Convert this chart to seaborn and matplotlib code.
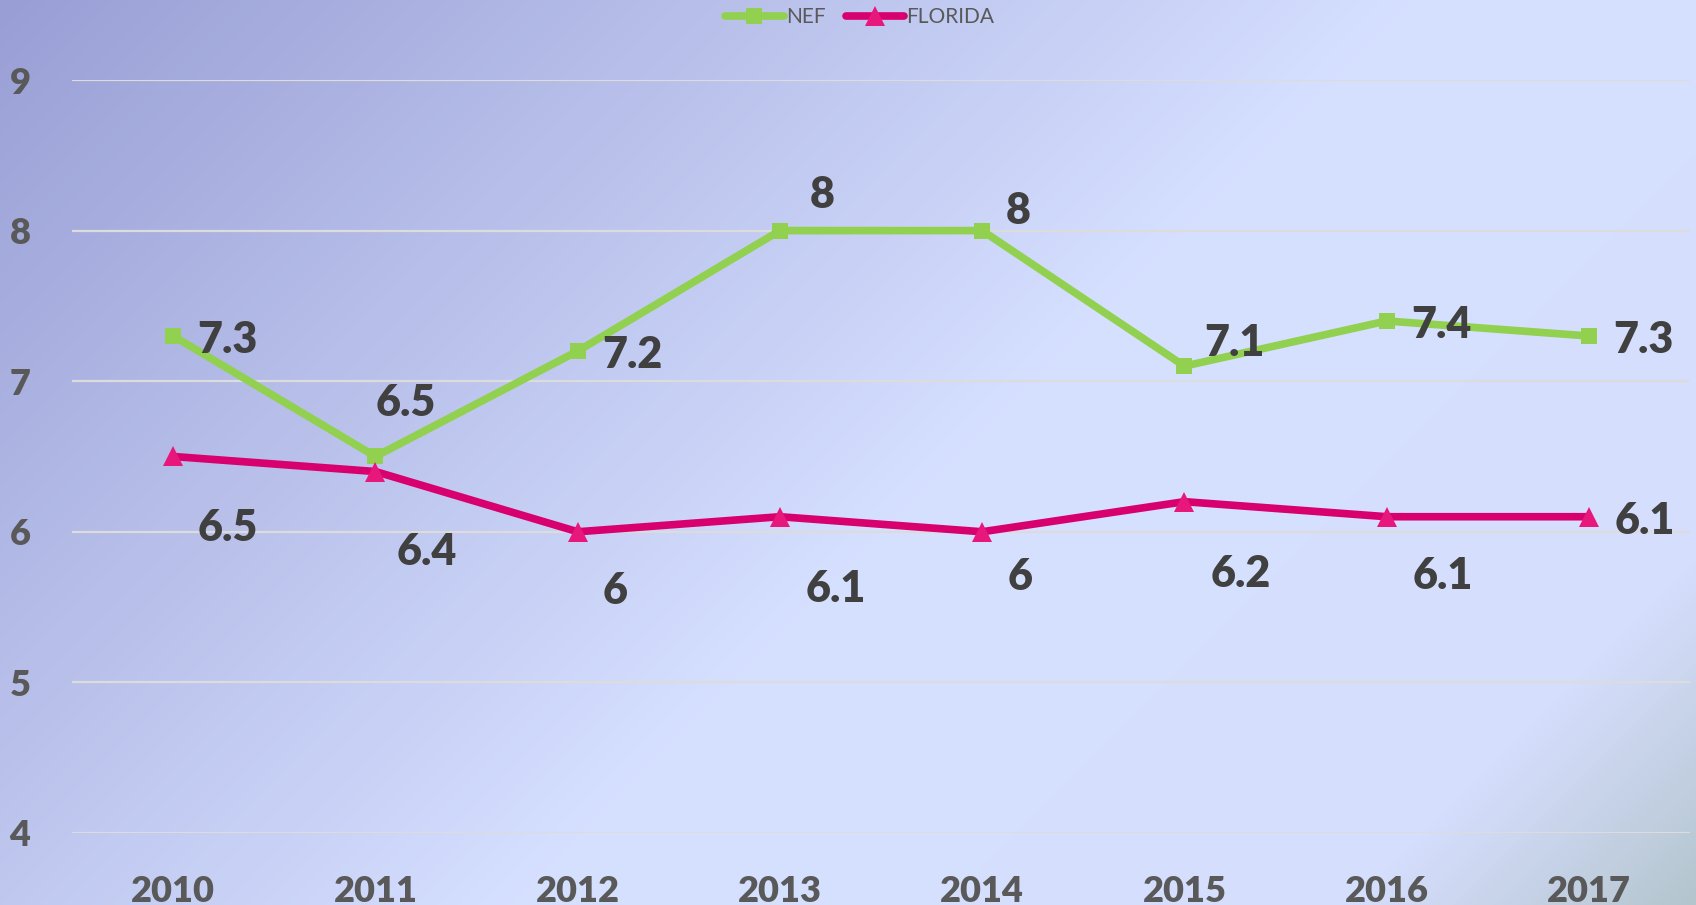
import numpy as np
import pandas as pd
import matplotlib
matplotlib.use('Agg')
import matplotlib.pyplot as plt
from matplotlib.colors import LinearSegmentedColormap
import seaborn as sns

# data
years = ['2010', '2011', '2012', '2013', '2014', '2015', '2016', '2017']
nef = [7.3, 6.5, 7.2, 8, 8, 7.1, 7.4, 7.3]
florida = [6.5, 6.4, 6, 6.1, 6, 6.2, 6.1, 6.1]
yticks = [4, 5, 6, 7, 8, 9]

# label offsets in pixels (dx, dy), screen coords (dy down)
nef_off = [(54, 4), (30, -53), (55, 4), (42, -36), (36, -20), (50, -23), (55, 4), (54, 4)]
fl_off = [(55, 72), (51, 80), (37, 59), (56, 72), (38, 45), (56, 72), (56, 59), (56, 4)]

df = pd.DataFrame({
    'year': years * 2,
    'value': nef + florida,
    'series': ['NEF'] * len(years) + ['FLORIDA'] * len(years),
})

sns.set_theme(style='white')
plt.rcParams['font.family'] = ['Lato', 'DejaVu Sans']

fig = plt.figure(figsize=(16.96, 9.05), dpi=100)

# diagonal gradient background
bg = fig.add_axes([0, 0, 1, 1], zorder=-10)
W, H = 1696, 905
xx, yy = np.meshgrid(np.arange(W), np.arange(H))
t = (xx + yy) / (W + H)
cmap = LinearSegmentedColormap.from_list('bg', [
    (0.0, '#999fd5'),
    (0.55, '#d6e0ff'),
    (0.87, '#d5defd'),
    (1.0, '#b5c5ce'),
])
bg.imshow(t, cmap=cmap, vmin=0, vmax=1, aspect='auto', interpolation='bilinear')
bg.axis('off')

ax = fig.add_axes([0.0425, 0.0796, 0.954, 0.832])
ax.set_facecolor('none')

palette = {'NEF': '#92d050', 'FLORIDA': '#d8006e'}
sns.lineplot(data=df, x='year', y='value', hue='series', style='series',
             markers={'NEF': 's', 'FLORIDA': '^'}, dashes=False,
             palette=palette, linewidth=5.5, markeredgewidth=0,
             ax=ax, legend=True, sort=False)

for line in ax.get_lines():
    if line.get_marker() == 's':
        line.set_markersize(11)
        line.set_markerfacecolor('#92d050')
    elif line.get_marker() == '^':
        line.set_markersize(15)
        line.set_markerfacecolor('#e8177c')

ax.set_xlim(-0.5, len(years) - 0.5)
ax.set_ylim(4, 9)
ax.set_yticks(yticks)
ax.yaxis.grid(True, color='#dcdcdc', linewidth=1.6)
ax.set_axisbelow(True)
for s in ax.spines.values():
    s.set_visible(False)
ax.set_xlabel('')
ax.set_ylabel('')
ax.tick_params(axis='both', length=0, labelsize=26, labelcolor='#595959')
ax.tick_params(axis='y', pad=30)
ax.tick_params(axis='x', pad=30)
for lab in ax.get_xticklabels() + ax.get_yticklabels():
    lab.set_fontweight('heavy')

for vals, offs in ((nef, nef_off), (florida, fl_off)):
    for i, (v, (dx, dy)) in enumerate(zip(vals, offs)):
        ax.annotate(f'{v:g}', (i, v), xytext=(dx, -dy), textcoords='offset pixels',
                    ha='center', va='center', fontsize=31, fontweight='heavy',
                    color='#404040')

handles, labels = ax.get_legend_handles_labels()
ax.get_legend().remove()
leg = fig.legend(handles, labels, loc='center', bbox_to_anchor=(0.507, 0.981),
                 ncol=2, frameon=False, fontsize=15, handlelength=2.8,
                 handletextpad=0.1, columnspacing=1.0)
for txt in leg.get_texts():
    txt.set_color('#595959')
for h in leg.legend_handles:
    h.set_linewidth(5.5)

fig.savefig('out.png', dpi=100)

○ ○ ○ ○

Written instruction → Transcribe the whole listing exactly. Pictures are excluded.

Output below →
Convert this chart to seaborn and matplotlib code.
import numpy as np
import pandas as pd
import matplotlib
matplotlib.use('Agg')
import matplotlib.pyplot as plt
from matplotlib.colors import LinearSegmentedColormap
import seaborn as sns

# data
years = ['2010', '2011', '2012', '2013', '2014', '2015', '2016', '2017']
nef = [7.3, 6.5, 7.2, 8, 8, 7.1, 7.4, 7.3]
florida = [6.5, 6.4, 6, 6.1, 6, 6.2, 6.1, 6.1]
yticks = [4, 5, 6, 7, 8, 9]

# label offsets in pixels (dx, dy), screen coords (dy down)
nef_off = [(54, 4), (30, -53), (55, 4), (42, -36), (36, -20), (50, -23), (55, 4), (54, 4)]
fl_off = [(55, 72), (51, 80), (37, 59), (56, 72), (38, 45), (56, 72), (56, 59), (56, 4)]

df = pd.DataFrame({
    'year': years * 2,
    'value': nef + florida,
    'series': ['NEF'] * len(years) + ['FLORIDA'] * len(years),
})

sns.set_theme(style='white')
plt.rcParams['font.family'] = ['Lato', 'DejaVu Sans']

fig = plt.figure(figsize=(16.96, 9.05), dpi=100)

# diagonal gradient background
bg = fig.add_axes([0, 0, 1, 1], zorder=-10)
W, H = 1696, 905
xx, yy = np.meshgrid(np.arange(W), np.arange(H))
t = (xx + yy) / (W + H)
cmap = LinearSegmentedColormap.from_list('bg', [
    (0.0, '#999fd5'),
    (0.55, '#d6e0ff'),
    (0.87, '#d5defd'),
    (1.0, '#b5c5ce'),
])
bg.imshow(t, cmap=cmap, vmin=0, vmax=1, aspect='auto', interpolation='bilinear')
bg.axis('off')

ax = fig.add_axes([0.0425, 0.0796, 0.954, 0.832])
ax.set_facecolor('none')

palette = {'NEF': '#92d050', 'FLORIDA': '#d8006e'}
sns.lineplot(data=df, x='year', y='value', hue='series', style='series',
             markers={'NEF': 's', 'FLORIDA': '^'}, dashes=False,
             palette=palette, linewidth=5.5, markeredgewidth=0,
             ax=ax, legend=True, sort=False)

for line in ax.get_lines():
    if line.get_marker() == 's':
        line.set_markersize(11)
        line.set_markerfacecolor('#92d050')
    elif line.get_marker() == '^':
        line.set_markersize(15)
        line.set_markerfacecolor('#e8177c')

ax.set_xlim(-0.5, len(years) - 0.5)
ax.set_ylim(4, 9)
ax.set_yticks(yticks)
ax.yaxis.grid(True, color='#dcdcdc', linewidth=1.6)
ax.set_axisbelow(True)
for s in ax.spines.values():
    s.set_visible(False)
ax.set_xlabel('')
ax.set_ylabel('')
ax.tick_params(axis='both', length=0, labelsize=26, labelcolor='#595959')
ax.tick_params(axis='y', pad=30)
ax.tick_params(axis='x', pad=30)
for lab in ax.get_xticklabels() + ax.get_yticklabels():
    lab.set_fontweight('heavy')

for vals, offs in ((nef, nef_off), (florida, fl_off)):
    for i, (v, (dx, dy)) in enumerate(zip(vals, offs)):
        ax.annotate(f'{v:g}', (i, v), xytext=(dx, -dy), textcoords='offset pixels',
                    ha='center', va='center', fontsize=31, fontweight='heavy',
                    color='#404040')

handles, labels = ax.get_legend_handles_labels()
ax.get_legend().remove()
leg = fig.legend(handles, labels, loc='center', bbox_to_anchor=(0.507, 0.981),
                 ncol=2, frameon=False, fontsize=15, handlelength=2.8,
                 handletextpad=0.1, columnspacing=1.0)
for txt in leg.get_texts():
    txt.set_color('#595959')
for h in leg.legend_handles:
    h.set_linewidth(5.5)

fig.savefig('out.png', dpi=100)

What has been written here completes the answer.